An essential feature of motorcycle development is to reel off kilometre after kilometre during the test rides. KTM maintains a special department that is responsible for these endurance tests only.
The KTM endurance test department is a subdivision of the KTM vehicle development department that every bike has to pass through in addition to plenty of other tough test bench procedures. In order to gain practical experience on how the bikes behave in daily use they are ridden on public roads for several kilometres. The department tests prototypes, recent developments and spare parts. The evaluation is based on the mileage data that is determined beforehand by the responsible project leader. Even at a brief function test the bikes cover more than 3000 km and at a long term test it can be up to 50000 km, occasionally 100000 km.
The implementation of an endurance test is always bound to a certain project and involves professional and freelance test riders that ride bikes all day long. The group consists of 20 test riders that are deployed on a rotating basis. To make sure things run smoothly the entire process is observed by a department head, four mechanics, someone who takes care of the documentation and two apprentices.
Every day the test riders reel off between 600 and 800 kilometres on each bike. Usually five days a week, sometimes even over the weekends. In order to enable the testers to ride the bikes throughout the winter, the entire test run procedure is relocated to one of the Canary Islands for three months in winter time, since cold temperatures, snow and ice make it impossible to ride in Austria.
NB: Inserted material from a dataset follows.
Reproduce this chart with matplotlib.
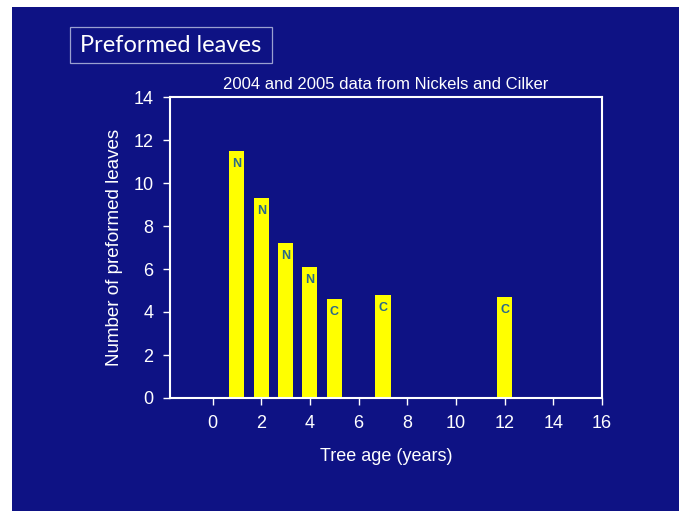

The focus for all the tests depends on the bike and the stage of development. When it comes to special tests it is sometimes necessary to work through special routes with certain requirements at determined load states. Apart from that, functionality, durability and wear behavior of the bike are tested.
The way of riding while testing the bike is pretty close to what a customer would ride the bike. Maybe a little bit more precise, since the KTM test riders are experienced and versed across-the-board. If there is the need for high load states the test rides are located to race tracks or German motorways in order to ride at high torque at full speed over a long period, but usually the test rides are operated on ordinary highways and motorways.
The set of test riders consists of diverse people. A relatively small group rides bikes professionally, others test during their leisure time, but even for them it is a full time job. One not only has to physically bear a daily workload of several hundred kilometres on a bike, but also has to have a real passion for such kind of job. It’s not a big exaggeration to call this a “back-breaking job”. In general riding bikes is a pleasure but riding a bike at summery 35 degrees or wintry four degrees can turn this pleasure into an exhausting undertaking.
About the test riders one could say: The riders got a lot of experience and can asses themselves pretty well. Amongst the set of test riders are instructors of riding trainings, as well as motor patrols and pensioners. Several test riders have a more sporty background but in general are in control of their race ambitions, since the target is to reel of the desired amount of kilometres on the bike.
The endurance run department is diligently taking the minutes. All observations, comments and additional work are noted – digitally, not on paper. That saves time and simplifies the situation for the workshop with regard to overview and access to the data – as for all the departments in vehicle engineering.
The endurance run processes are the same for 125cc and big bikes. The only exception is, that the total distance is shorter and the daily workload smaller. Apart from that the processes are very similar, even the test riders are the same. Most of the endurance runs are hold for onroad bikes, but of course offroad bikes are as well part of the test runs. In wintertime, when the department is testing in Southern Europe, from time to time the KTM test riders are also given EXC models with the order to conduct test runs of 150 or 200 hours.
Of course all KTM engineers are enthusiastic motorcyclists, since without a driving license it is impossible to work in the KTM R&D department. However, engineers and project heads are running low on time for prolonged test rides of several thousand kilometres. Performance, riding impressions and the set-up of the bike have priority during the bike’s prototype stage. To ride kilometre after kilometre and especially focus on the long-term durability is the important task of the endurance run department.